TAPOVAN: Contemporary western civilization is built of brick and wood. It is rooted in the city. But Indian civilization has been distincitve in locating its source of regeneration, material and intellectual, in the forest, not the city. India’s best ideas have come where man was in communion with trees and rivers and lakes, away from the crowds. The peace of the forest has helped the intellectual evolution of man. The culture of the forest has fuelled the culture of Indian society. The culture that has arisen from the forest has been influenced by the diverse processes of renewal of life which are always at play in the forest, varying from species to species, from season to season, in sight and sound and smell. The unifying principle of life in diversity, of democratic pluralism, thus became the principle of Indian civilization.
Not being caged in brick, wood and iron, Indian thinkers were surrounded by and linked to the life of the forest. The living forest was for them their shelter, their source of food. The intimate relationship between human life and living nature became the source of knowledge. Nature was not dead and inert in this knowledge system. The experience of life in the forest made it adequately clear that living nature was the source of light and air, of food and water: Rabindranath Tagore.
OTHER FOREST GODDESS: Other forest Goddesses of note linked to Aranyani are the Gallic Goddess, Arduninna; the Serbian Goddess Dziewona; Italian Goddess Silvanus and the Siberian Goddess Yobin-Pogil. Of note is the Celtic Goddess Abnoba or Dianae Abnobae. She is also known as Abnoba the Huntress. Her symbols are the forest, the rivers running though the Black Forest and others. There seem to be no known images for her but she is worshipped as The Black Forest, by a river bank, mountain in the Black Forest and shrines.
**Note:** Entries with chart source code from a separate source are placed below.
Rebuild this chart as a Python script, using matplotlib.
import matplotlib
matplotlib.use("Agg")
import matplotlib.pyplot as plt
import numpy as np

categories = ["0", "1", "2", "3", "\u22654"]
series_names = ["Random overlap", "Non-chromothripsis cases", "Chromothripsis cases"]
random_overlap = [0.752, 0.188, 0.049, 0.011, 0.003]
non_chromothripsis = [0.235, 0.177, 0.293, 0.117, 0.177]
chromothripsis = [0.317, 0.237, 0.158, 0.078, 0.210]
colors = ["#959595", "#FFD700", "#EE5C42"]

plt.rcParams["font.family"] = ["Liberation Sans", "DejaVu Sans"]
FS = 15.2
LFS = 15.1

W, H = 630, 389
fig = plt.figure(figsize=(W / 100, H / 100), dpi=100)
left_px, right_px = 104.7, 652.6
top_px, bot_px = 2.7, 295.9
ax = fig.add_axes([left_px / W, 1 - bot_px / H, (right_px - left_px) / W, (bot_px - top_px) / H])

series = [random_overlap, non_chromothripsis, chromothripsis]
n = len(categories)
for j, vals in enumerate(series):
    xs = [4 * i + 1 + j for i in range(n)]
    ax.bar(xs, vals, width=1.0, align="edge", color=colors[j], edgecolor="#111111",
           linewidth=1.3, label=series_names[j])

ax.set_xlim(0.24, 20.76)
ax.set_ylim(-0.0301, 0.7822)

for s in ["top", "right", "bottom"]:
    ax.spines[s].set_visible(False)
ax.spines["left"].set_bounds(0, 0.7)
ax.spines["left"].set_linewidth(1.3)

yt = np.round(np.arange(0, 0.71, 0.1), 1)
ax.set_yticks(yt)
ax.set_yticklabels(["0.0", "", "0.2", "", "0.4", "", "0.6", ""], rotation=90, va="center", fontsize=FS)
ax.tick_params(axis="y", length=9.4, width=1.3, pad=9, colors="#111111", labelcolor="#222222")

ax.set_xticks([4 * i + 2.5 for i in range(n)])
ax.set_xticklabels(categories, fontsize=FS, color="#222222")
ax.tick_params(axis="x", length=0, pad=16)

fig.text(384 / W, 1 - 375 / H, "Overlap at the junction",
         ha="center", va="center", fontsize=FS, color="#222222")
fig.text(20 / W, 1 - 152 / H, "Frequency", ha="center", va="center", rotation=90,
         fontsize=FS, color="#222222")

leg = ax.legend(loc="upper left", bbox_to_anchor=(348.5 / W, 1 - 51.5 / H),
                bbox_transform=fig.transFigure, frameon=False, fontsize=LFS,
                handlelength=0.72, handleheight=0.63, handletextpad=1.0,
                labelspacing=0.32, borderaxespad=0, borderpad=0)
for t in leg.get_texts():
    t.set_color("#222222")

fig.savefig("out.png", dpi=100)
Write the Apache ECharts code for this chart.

Abnoba was the Celtic Goddess of the Black Forest in Germany. Anoba means ‘wetness’ or ‘river’. She is also associated with fertility and women’s rites. She is also goddess of childbirth and a number of rivers such as the famous river in England flowing through the town where Shakespeare was born. She is also the Huntress Goddess. Abnoba maybe a minor Goddess for Romans widely worshipped throughout Europe. Dziewona the Goddess of the wild woodlands for the Serbians, Czechs and Poles and Goddess Danu of the Celts might be closely linked with her. Unfortunately, just like the great forests of Europe, real information about her is scattered, diminished and mostly lost.